Your take is much more reasonable than Byron’s. I probably won’t read either book. my impulse is to back away when anything gets this much buzz, positive or negative, and wait a year or two after the hype dies down. i miss out on being part of the discourse but that’s ok. i’m adding Patricia Lockwood to my list.

Eris's avatar
3hEdited

Yes, if I didn't have this blog I'd likely have avoided the whole thing too, but felt I had some sort of duty to weigh in on the thing. I've got two more responses to recent books in the pipes but after that I'm going to take a well-deserved break from "hype books" as I think it's bad for my soul.

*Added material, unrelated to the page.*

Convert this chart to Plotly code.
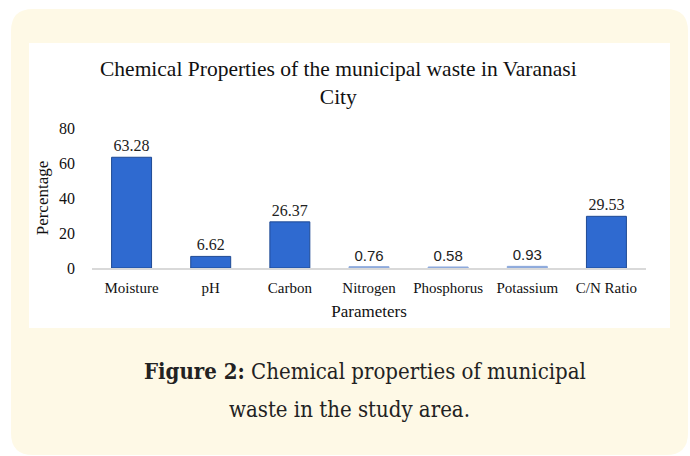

Lockwood's book is stylistically interesting but the second part of the book fell a little flat for me, but it's worth checking out as example imo of "virtual realism" as its been dubbed (perhaps more appropriately "virtual SURrealism," but maybe that's really the same thing at the end of the day). An old collaborator cum bitter rival of mine, Adam Haiun, recently published a book I'd once helped workshop that I think manages something similar, which I think he nearly reaches but falls just short, it's a difficult balancing act to pull off that's for sure.

Chris Jesu Lee's avatar

Hey if you say it's good, I'm gonna have to check it out

Eris's avatar

Well, I'll say that it's at the very least "okay." The one I would recommend would be Cash's first book, Earth Angel. As I said, it's a bit uneven, but when it hits it hits. Reminds me a lot of Fawn Parker's first collection, "Looking Good and Having a Good Time" from ten or so years ago.

Daniel Solow's avatar

Has a race to produce a zeitgeisty novel ever produced anything really good? I think competition is helpful for writers, but it's usually like, who can better depict insomnia, not "who can best summarize the mood in the moderately edgy parts of the internet." The impatience and obsession with topicality is exhausting.

The conspiracy to elevate Cash's book just seems like the invisible hand at work. It's widely understood that there's a market for zeitgeisty novels by young, attractive women and if everyone cooperates, everyone gets paid, not paid off, just normal paid. I do think the tendency of contemporary publishing to encourage this type of collusion should be criticized, but it needs to be a structural critique of how publishers and critics are incentivized, not a conspiracy theory.